China is going through a blood shortage, and people are forced to consider the black market for necessary supply. Patients in need may require visiting blood heads, or the black market agents, who sell certificates that allow access to state blood banks.

The scenarios is not new for China as it faced such crisis in 1980s and 90s, when local officials motivated farmers to sell their blood and plasma to blood heads, who sold these to blood banks and hospitals. However, unhygienic processing techniques resulted in tens of thousands of blood contracting HIV.


The blood shortage, dubbed as “blood famine,” questions the nation’s ability to safeguard its population against scandal-stained blood supply. The government is pushing policies and campaigns to encourage people for voluntary donation, highlighted by the 1998 blood donation law to ban the commercial sale of blood. The law also limits whole blood donations to twice a year per donor.

As per the provisions of this law, patients are required to present a certificate at the hospital or blood bank showing they someone in their family or friend circle have donated blood. The certificate is essential to tap the national supply and some hospitals don’t provide blood without such certificate.

However, such a law severely affects patients who require large or regular transfusions, as well as to those who can’t count on their family or friends.

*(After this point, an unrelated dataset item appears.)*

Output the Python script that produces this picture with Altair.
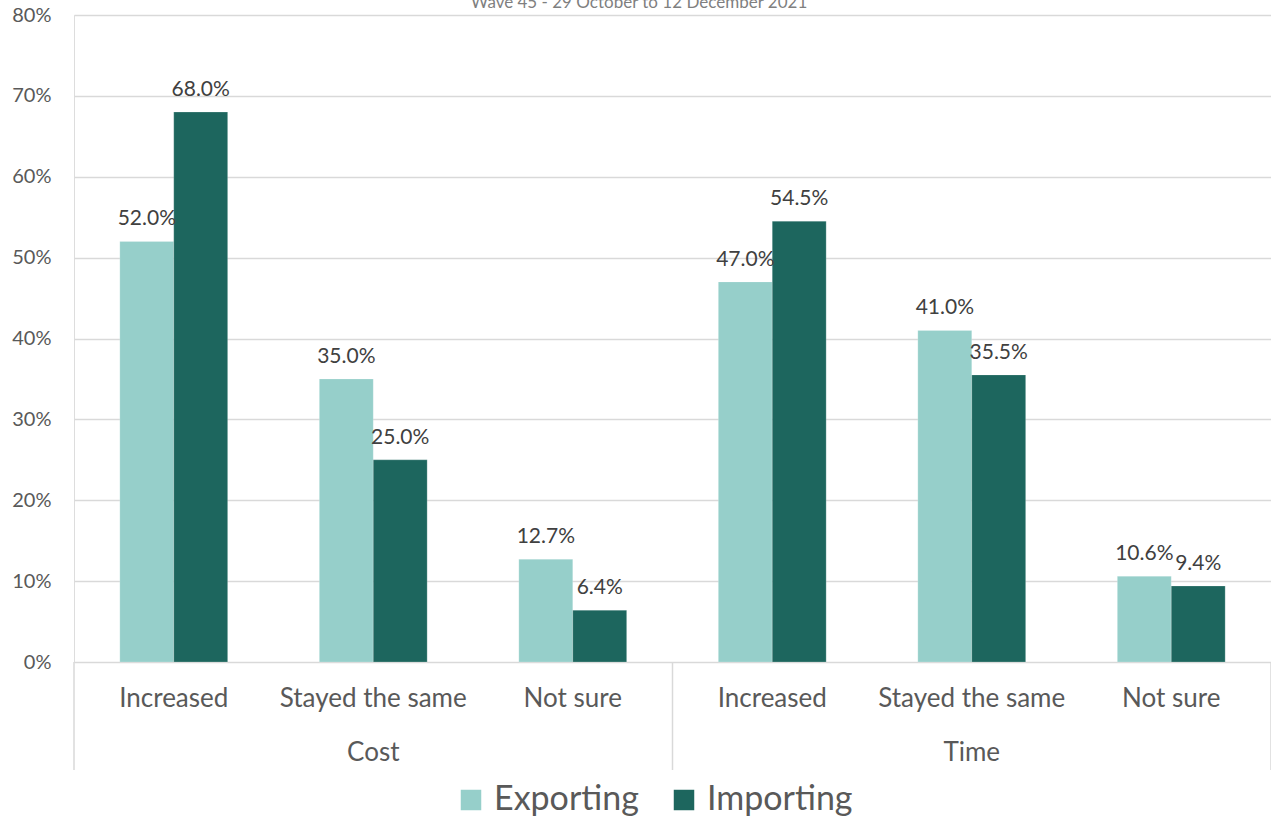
import altair as alt
import pandas as pd

groups = ["Cost", "Cost", "Cost", "Time", "Time", "Time"]
categories = ["Increased", "Stayed the same", "Not sure", "Increased", "Stayed the same", "Not sure"]
exporting = [0.520, 0.350, 0.127, 0.470, 0.410, 0.106]
importing = [0.680, 0.250, 0.064, 0.545, 0.355, 0.094]
series = ["Exporting", "Importing"]
colors = ["#96CFCA", "#1D665E"]
title_text = "Wave 45 - 29 October to 12 December 2021"

keys = [f"{g}|{c}" for g, c in zip(groups, categories)]
rows = []
for k, g, c, e, i in zip(keys, groups, categories, exporting, importing):
    rows.append({"key": k, "group": g, "cat": c, "series": "Exporting", "value": e})
    rows.append({"key": k, "group": g, "cat": c, "series": "Importing", "value": i})
df = pd.DataFrame(rows)

FONT = "Lato"
W, H = 1197, 647

xscale = alt.Scale(domain=keys, paddingInner=0, paddingOuter=0)
xoff_scale = alt.Scale(domain=series, paddingInner=0, paddingOuter=0.85)
yscale = alt.Scale(domain=[0, 0.8])

base = alt.Chart(df)

bars = base.mark_bar(stroke="white", strokeWidth=0.5, strokeOpacity=0.4).encode(
    x=alt.X("key:N", scale=xscale, sort=keys,
            axis=alt.Axis(title=None, labelExpr="split(datum.label, '|')[1]",
                          labelAngle=0, labelFontSize=26, labelColor="#595959",
                          labelFont=FONT, labelPadding=23, labelLimit=400,
                          labelOverlap=False, domain=False, ticks=False,
                          grid=False)),
    xOffset=alt.XOffset("series:N", scale=xoff_scale, sort=series),
    y=alt.Y("value:Q", scale=yscale,
            axis=alt.Axis(title=None, format=".0%", values=[0, 0.1, 0.2, 0.3, 0.4, 0.5, 0.6, 0.7, 0.8],
                          labelFontSize=20, labelColor="#595959", labelFont=FONT,
                          labelPadding=23, domain=False, ticks=False,
                          grid=True, gridColor="#D9D9D9", gridWidth=1.5)),
    color=alt.Color("series:N", scale=alt.Scale(domain=series, range=colors),
                    legend=alt.Legend(title=None, orient="none", legendX=380, legendY=768,
                                      direction="horizontal", symbolType="square",
                                      symbolSize=420, symbolStrokeWidth=0,
                                      labelFontSize=34, labelFont=FONT, labelColor="#595959",
                                      labelOffset=6, columnPadding=28, symbolOpacity=1,
                                      labelLimit=400)),
)

labels = base.mark_text(baseline="alphabetic", dy=-16, fontSize=21, font=FONT,
                        color="#404040").encode(
    x=alt.X("key:N", scale=xscale, sort=keys),
    xOffset=alt.XOffset("series:N", scale=xoff_scale, sort=series),
    y=alt.Y("value:Q", scale=yscale),
    text=alt.Text("value:Q", format=".1%"),
)

grp_df = pd.DataFrame({"key": [keys[1], keys[4]], "group": ["Cost", "Time"]})
group_labels = alt.Chart(grp_df).mark_text(fontSize=26, font=FONT, color="#595959",
                                           baseline="middle").encode(
    x=alt.X("key:N", scale=xscale, sort=keys),
    y=alt.value(H + 91),
    text="group:N",
)

sep_df = pd.DataFrame({"key": [keys[0], keys[3]]})
separators = alt.Chart(sep_df).mark_rule(color="#D9D9D9", strokeWidth=1.5).encode(
    x=alt.X("key:N", scale=xscale, sort=keys, bandPosition=0),
    y=alt.value(H),
    y2=alt.value(H + 108),
)
sep_end = alt.Chart(pd.DataFrame({"key": [keys[5]]})).mark_rule(color="#D9D9D9", strokeWidth=1.5).encode(
    x=alt.X("key:N", scale=xscale, sort=keys, bandPosition=1),
    y=alt.value(H),
    y2=alt.value(H + 108),
)

title = alt.Chart(pd.DataFrame({"t": [title_text]})).mark_text(
    fontSize=17, font=FONT, color="#7F7F7F", baseline="alphabetic").encode(
    x=alt.value(565), y=alt.value(-7), text="t:N")

chart = alt.layer(bars, labels, group_labels, separators, sep_end, title).properties(
    width=W, height=H,
    autosize=alt.AutoSizeParams(type="none"),
    padding={"left": 74, "top": 15, "right": 0, "bottom": 159},
).configure_view(stroke=None).configure(background="white")

chart.save("out.html", embed_options={"renderer": "svg", "actions": False})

The Chinese government also acknowledges the existence of “blood heads,” and also undertakes crackdown operations from time to time. However, the blood heads are sometimes protected by the same officials. One blood head from Jilin province said that they know all of the cops and there is no need to worry about police.

The government badly needs regular blood supply and is trying to counter the unintended blood famine by taping on the military and students and sometimes resorting to public campaigns to recruit new donors.